The Rhode Island Department of Education also announced school reform plans for those four schools. The plans were published online on the Providence School District's Web site. Education Commissioner Deborah Gist today said she is steering $600,000 in federal funds towards the school district to ensure the success of those reform plans.

“It is important to credit teachers and students for the progress some schools are making.
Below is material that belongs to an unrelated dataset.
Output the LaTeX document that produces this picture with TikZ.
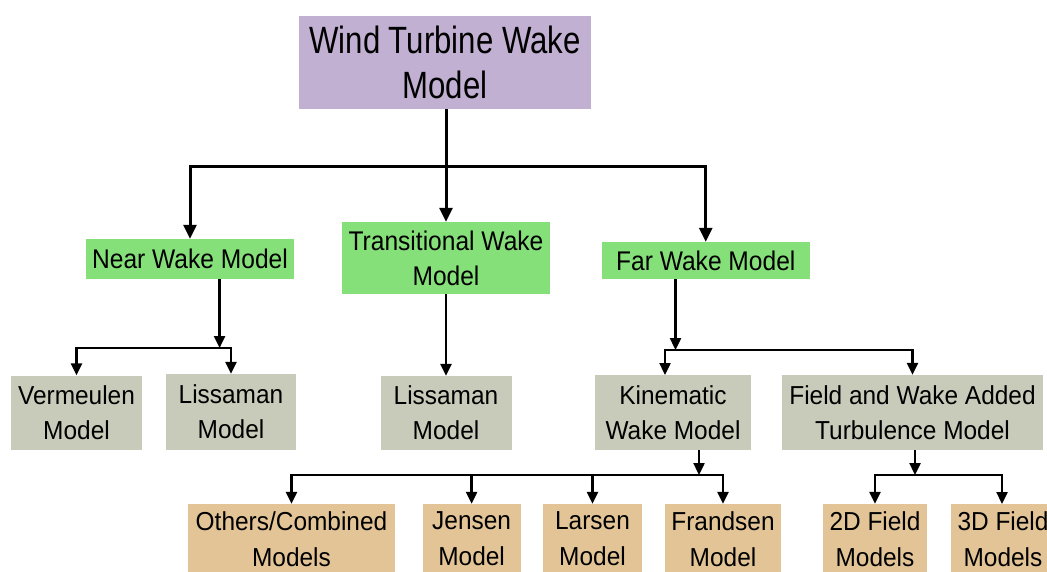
\documentclass[tikz,border=0pt]{standalone}
\usepackage{fontspec}
\setmainfont{Liberation Sans}
\newfontfamily\rootfont[FakeStretch=0.82]{Liberation Sans}
\newfontfamily\greenfont[FakeStretch=0.91]{Liberation Sans}
\newfontfamily\grayfont[FakeStretch=0.94]{Liberation Sans}
\usetikzlibrary{arrows.meta}
\definecolor{rootcol}{RGB}{193,176,210}
\definecolor{greencol}{RGB}{134,224,122}
\definecolor{graycol}{RGB}{201,203,186}
\definecolor{tancol}{RGB}{226,196,150}
\begin{document}
\begin{tikzpicture}[x=1pt,y=-1pt,
  box/.style={inner sep=0pt, align=center, text=black, anchor=center},
  rootbox/.style={box, fill=rootcol, font=\rootfont\fontsize{38}{45}\selectfont},
  greenbox/.style={box, fill=greencol, font=\greenfont\fontsize{27}{35}\selectfont},
  graybox/.style={box, fill=graycol, font=\grayfont\fontsize{26}{35}\selectfont},
  tanbox/.style={box, fill=tancol, font=\grayfont\fontsize{26}{36}\selectfont},
  lineA/.style={line width=3pt},
  arrA/.style={line width=3pt, -{Triangle[length=14pt,width=13pt]}},
  arrB/.style={line width=2.4pt, -{Triangle[length=12pt,width=11pt]}}
]
\useasboundingbox (0,0) rectangle (1047,572);
\clip (0,0) rectangle (1047,572);
\fill[white] (0,0) rectangle (1047,572);

% nodes
\node[rootbox, minimum width=292pt, minimum height=93pt] (root) at (445,62.5) {Wind Turbine Wake\\Model};

\node[greenbox, minimum width=208pt, minimum height=40pt] (near) at (190,259) {Near Wake Model};
\node[greenbox, minimum width=208.5pt, minimum height=72pt] (trans) at (446,258) {Transitional Wake\\Model};
\node[greenbox, minimum width=207.5pt, minimum height=37pt] (far) at (705.75,260.5) {Far Wake Model};

\node[graybox, minimum width=131pt, minimum height=74pt] (verm) at (76.5,412.5) {Vermeulen\\Model};
\node[graybox, minimum width=130pt, minimum height=76pt] (liss1) at (231,412) {Lissaman\\Model};
\node[graybox, minimum width=131pt, minimum height=74pt] (liss2) at (446,413) {Lissaman\\Model};
\node[graybox, minimum width=156pt, minimum height=75pt] (kin) at (673,412.5) {Kinematic\\Wake Model};
\node[graybox, minimum width=261pt, minimum height=75pt] (field) at (912.5,412.5) {Field and Wake Added\\Turbulence Model};

\node[tanbox, minimum width=207pt, minimum height=70pt] (others) at (291.5,539) {Others/Combined\\Models};
\node[tanbox, minimum width=98pt, minimum height=70pt] (jensen) at (471.6,539) {Jensen\\Model};
\node[tanbox, minimum width=99pt, minimum height=70pt] (larsen) at (592.5,539) {Larsen\\Model};
\node[tanbox, minimum width=116pt, minimum height=70pt] (frandsen) at (723,539) {Frandsen\\Model};
\node[tanbox, minimum width=104pt, minimum height=70pt] (twod) at (875,539) {2D Field\\Models};
\node[tanbox, minimum width=104pt, minimum height=70pt] (threed) at (1003,539) {3D Field\\Models};

% junctions
\coordinate (j1) at (446,167);
\coordinate (j2) at (219.6,348);
\coordinate (j3) at (675.5,350);
\coordinate (j4) at (699,475);
\coordinate (j5) at (915,475);
\coordinate (kintop) at (665,375);
\coordinate (threetop) at (1002,504);

% connectors
\draw[lineA] (root.south -| j1) -- (j1);
\draw[arrA] (j1) -| (near.north);
\draw[arrA] (j1) -| (far.north);
\draw[arrA] (j1) -- (trans.north);

\draw[arrB] (near.south -| j2) -- (j2);
\draw[arrB] (j2) -| (verm.north);
\draw[arrB] (j2) -| (liss1.north);

\draw[arrB] (trans.south) -- (liss2.north);

\draw[arrB] (far.south -| j3) -- (j3);
\draw[arrB] (j3) -| (kintop);
\draw[arrB] (j3) -| (field.north);

\draw[arrB] (kin.south -| j4) -- (j4);
\draw[arrB] (j4) -| (others.north);
\draw[arrB] (j4) -| (jensen.north);
\draw[arrB] (j4) -| (larsen.north);
\draw[arrB] (j4) -| (frandsen.north);

\draw[arrB] (field.south -| j5) -- (j5);
\draw[arrB] (j5) -| (twod.north);
\draw[arrB] (j5) -| (threetop);
\end{tikzpicture}
\end{document}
But it is unacceptable for any school in Providence to be persistently low-achieving,” said Providence Mayor Angel Taveras. “Our children need and deserve an education that will enable them to reach their full potential.”

He added: “School administration and union leadership must work together to accelerate the implementation of newly approved transformation plans at schools previously identified by RIDE as low-achieving and quickly develop intervention plans for the new set of identified schools.”

“The awarding of School Improvement Grants is an important step in redesigning the approaches taken to turning around schools that have struggled for many years,” Gist said. “I am confident that, through collaborative and focused efforts, the Providence schools and the Providence Teachers Union can bring this plan to fruition.”